- _Raw data_:

[BEGIN]

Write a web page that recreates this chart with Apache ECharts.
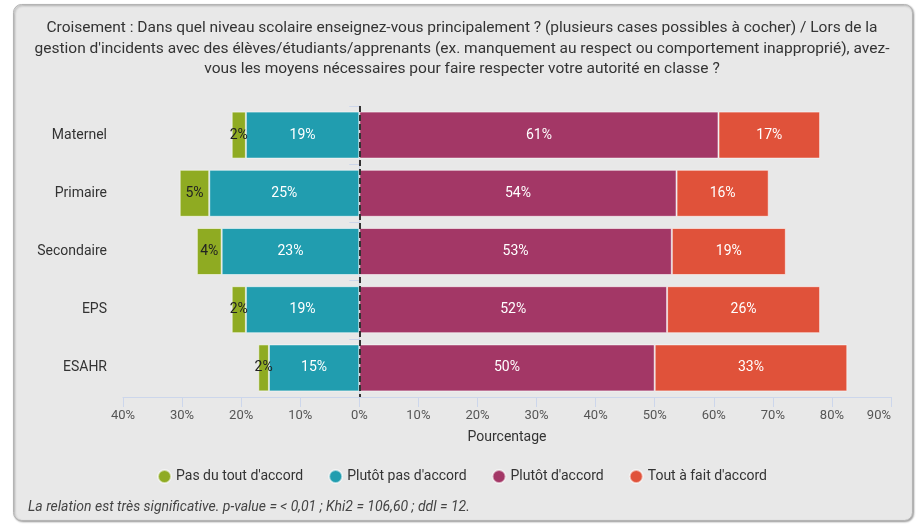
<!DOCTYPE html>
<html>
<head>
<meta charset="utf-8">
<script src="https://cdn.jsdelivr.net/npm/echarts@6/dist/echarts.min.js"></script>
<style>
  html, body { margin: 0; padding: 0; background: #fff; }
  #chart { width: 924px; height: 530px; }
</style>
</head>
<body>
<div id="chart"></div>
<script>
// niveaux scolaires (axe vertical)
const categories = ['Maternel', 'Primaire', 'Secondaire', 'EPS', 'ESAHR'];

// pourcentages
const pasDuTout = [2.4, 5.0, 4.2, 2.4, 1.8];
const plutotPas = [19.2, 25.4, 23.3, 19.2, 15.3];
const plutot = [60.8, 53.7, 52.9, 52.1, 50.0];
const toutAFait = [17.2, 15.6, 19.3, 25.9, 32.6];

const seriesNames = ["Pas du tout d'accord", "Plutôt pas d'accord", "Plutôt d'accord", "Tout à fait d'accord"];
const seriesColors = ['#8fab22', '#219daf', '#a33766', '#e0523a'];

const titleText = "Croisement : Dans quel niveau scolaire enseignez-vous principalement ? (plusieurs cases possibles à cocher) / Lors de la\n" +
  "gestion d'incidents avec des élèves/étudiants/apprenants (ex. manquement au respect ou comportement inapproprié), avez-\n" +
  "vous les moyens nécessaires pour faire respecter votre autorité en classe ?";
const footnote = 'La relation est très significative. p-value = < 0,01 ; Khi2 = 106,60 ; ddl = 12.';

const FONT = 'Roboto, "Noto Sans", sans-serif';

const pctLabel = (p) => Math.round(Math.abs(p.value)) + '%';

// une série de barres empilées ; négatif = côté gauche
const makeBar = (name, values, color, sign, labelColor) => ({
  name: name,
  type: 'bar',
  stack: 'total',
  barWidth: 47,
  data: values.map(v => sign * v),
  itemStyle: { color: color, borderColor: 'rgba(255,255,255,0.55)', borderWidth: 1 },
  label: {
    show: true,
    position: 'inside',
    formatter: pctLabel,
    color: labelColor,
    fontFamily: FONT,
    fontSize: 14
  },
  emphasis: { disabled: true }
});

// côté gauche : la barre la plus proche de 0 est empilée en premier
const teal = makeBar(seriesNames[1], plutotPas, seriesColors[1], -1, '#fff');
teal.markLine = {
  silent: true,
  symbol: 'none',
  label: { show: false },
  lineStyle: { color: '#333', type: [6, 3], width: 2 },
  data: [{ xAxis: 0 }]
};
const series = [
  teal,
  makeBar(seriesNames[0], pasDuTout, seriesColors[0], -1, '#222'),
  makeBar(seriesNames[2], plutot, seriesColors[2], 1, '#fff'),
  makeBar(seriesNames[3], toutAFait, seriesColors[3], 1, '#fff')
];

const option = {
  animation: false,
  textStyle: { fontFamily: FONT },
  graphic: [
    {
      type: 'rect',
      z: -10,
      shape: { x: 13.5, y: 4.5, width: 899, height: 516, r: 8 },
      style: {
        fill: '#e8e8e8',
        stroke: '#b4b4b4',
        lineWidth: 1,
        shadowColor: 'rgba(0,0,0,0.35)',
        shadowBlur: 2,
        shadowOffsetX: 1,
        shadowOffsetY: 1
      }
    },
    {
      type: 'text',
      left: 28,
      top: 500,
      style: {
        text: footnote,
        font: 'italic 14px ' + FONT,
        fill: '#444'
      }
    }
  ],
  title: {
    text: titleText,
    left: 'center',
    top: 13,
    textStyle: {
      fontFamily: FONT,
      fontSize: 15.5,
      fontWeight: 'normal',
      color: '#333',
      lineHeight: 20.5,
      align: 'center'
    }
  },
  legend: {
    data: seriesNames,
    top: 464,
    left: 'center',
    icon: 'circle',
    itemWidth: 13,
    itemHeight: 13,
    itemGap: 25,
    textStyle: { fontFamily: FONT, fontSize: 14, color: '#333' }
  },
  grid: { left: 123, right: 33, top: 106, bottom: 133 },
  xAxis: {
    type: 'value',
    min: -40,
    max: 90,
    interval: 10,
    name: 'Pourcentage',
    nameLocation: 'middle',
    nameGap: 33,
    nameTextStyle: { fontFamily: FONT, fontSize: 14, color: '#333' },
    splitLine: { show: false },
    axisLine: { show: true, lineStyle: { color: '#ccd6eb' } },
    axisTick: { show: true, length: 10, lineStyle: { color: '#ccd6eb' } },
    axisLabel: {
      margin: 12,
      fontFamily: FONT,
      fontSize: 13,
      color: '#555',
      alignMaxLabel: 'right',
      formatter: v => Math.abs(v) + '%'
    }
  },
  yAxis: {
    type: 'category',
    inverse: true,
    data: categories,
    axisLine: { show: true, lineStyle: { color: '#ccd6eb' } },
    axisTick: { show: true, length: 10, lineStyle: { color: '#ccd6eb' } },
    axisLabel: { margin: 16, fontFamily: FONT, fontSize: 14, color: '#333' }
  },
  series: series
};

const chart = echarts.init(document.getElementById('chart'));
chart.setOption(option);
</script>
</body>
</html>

[END]

Leave every image out, and retype the material exactly.

Write a web page that recreates this chart with Apache ECharts.
<!DOCTYPE html>
<html>
<head>
<meta charset="utf-8">
<script src="https://cdn.jsdelivr.net/npm/echarts@6/dist/echarts.min.js"></script>
<style>
  html, body { margin: 0; padding: 0; background: #fff; }
  #chart { width: 924px; height: 530px; }
</style>
</head>
<body>
<div id="chart"></div>
<script>
// niveaux scolaires (axe vertical)
const categories = ['Maternel', 'Primaire', 'Secondaire', 'EPS', 'ESAHR'];

// pourcentages
const pasDuTout = [2.4, 5.0, 4.2, 2.4, 1.8];
const plutotPas = [19.2, 25.4, 23.3, 19.2, 15.3];
const plutot = [60.8, 53.7, 52.9, 52.1, 50.0];
const toutAFait = [17.2, 15.6, 19.3, 25.9, 32.6];

const seriesNames = ["Pas du tout d'accord", "Plutôt pas d'accord", "Plutôt d'accord", "Tout à fait d'accord"];
const seriesColors = ['#8fab22', '#219daf', '#a33766', '#e0523a'];

const titleText = "Croisement : Dans quel niveau scolaire enseignez-vous principalement ? (plusieurs cases possibles à cocher) / Lors de la\n" +
  "gestion d'incidents avec des élèves/étudiants/apprenants (ex. manquement au respect ou comportement inapproprié), avez-\n" +
  "vous les moyens nécessaires pour faire respecter votre autorité en classe ?";
const footnote = 'La relation est très significative. p-value = < 0,01 ; Khi2 = 106,60 ; ddl = 12.';

const FONT = 'Roboto, "Noto Sans", sans-serif';

const pctLabel = (p) => Math.round(Math.abs(p.value)) + '%';

// une série de barres empilées ; négatif = côté gauche
const makeBar = (name, values, color, sign, labelColor) => ({
  name: name,
  type: 'bar',
  stack: 'total',
  barWidth: 47,
  data: values.map(v => sign * v),
  itemStyle: { color: color, borderColor: 'rgba(255,255,255,0.55)', borderWidth: 1 },
  label: {
    show: true,
    position: 'inside',
    formatter: pctLabel,
    color: labelColor,
    fontFamily: FONT,
    fontSize: 14
  },
  emphasis: { disabled: true }
});

// côté gauche : la barre la plus proche de 0 est empilée en premier
const teal = makeBar(seriesNames[1], plutotPas, seriesColors[1], -1, '#fff');
teal.markLine = {
  silent: true,
  symbol: 'none',
  label: { show: false },
  lineStyle: { color: '#333', type: [6, 3], width: 2 },
  data: [{ xAxis: 0 }]
};
const series = [
  teal,
  makeBar(seriesNames[0], pasDuTout, seriesColors[0], -1, '#222'),
  makeBar(seriesNames[2], plutot, seriesColors[2], 1, '#fff'),
  makeBar(seriesNames[3], toutAFait, seriesColors[3], 1, '#fff')
];

const option = {
  animation: false,
  textStyle: { fontFamily: FONT },
  graphic: [
    {
      type: 'rect',
      z: -10,
      shape: { x: 13.5, y: 4.5, width: 899, height: 516, r: 8 },
      style: {
        fill: '#e8e8e8',
        stroke: '#b4b4b4',
        lineWidth: 1,
        shadowColor: 'rgba(0,0,0,0.35)',
        shadowBlur: 2,
        shadowOffsetX: 1,
        shadowOffsetY: 1
      }
    },
    {
      type: 'text',
      left: 28,
      top: 500,
      style: {
        text: footnote,
        font: 'italic 14px ' + FONT,
        fill: '#444'
      }
    }
  ],
  title: {
    text: titleText,
    left: 'center',
    top: 13,
    textStyle: {
      fontFamily: FONT,
      fontSize: 15.5,
      fontWeight: 'normal',
      color: '#333',
      lineHeight: 20.5,
      align: 'center'
    }
  },
  legend: {
    data: seriesNames,
    top: 464,
    left: 'center',
    icon: 'circle',
    itemWidth: 13,
    itemHeight: 13,
    itemGap: 25,
    textStyle: { fontFamily: FONT, fontSize: 14, color: '#333' }
  },
  grid: { left: 123, right: 33, top: 106, bottom: 133 },
  xAxis: {
    type: 'value',
    min: -40,
    max: 90,
    interval: 10,
    name: 'Pourcentage',
    nameLocation: 'middle',
    nameGap: 33,
    nameTextStyle: { fontFamily: FONT, fontSize: 14, color: '#333' },
    splitLine: { show: false },
    axisLine: { show: true, lineStyle: { color: '#ccd6eb' } },
    axisTick: { show: true, length: 10, lineStyle: { color: '#ccd6eb' } },
    axisLabel: {
      margin: 12,
      fontFamily: FONT,
      fontSize: 13,
      color: '#555',
      alignMaxLabel: 'right',
      formatter: v => Math.abs(v) + '%'
    }
  },
  yAxis: {
    type: 'category',
    inverse: true,
    data: categories,
    axisLine: { show: true, lineStyle: { color: '#ccd6eb' } },
    axisTick: { show: true, length: 10, lineStyle: { color: '#ccd6eb' } },
    axisLabel: { margin: 16, fontFamily: FONT, fontSize: 14, color: '#333' }
  },
  series: series
};

const chart = echarts.init(document.getElementById('chart'));
chart.setOption(option);
</script>
</body>
</html>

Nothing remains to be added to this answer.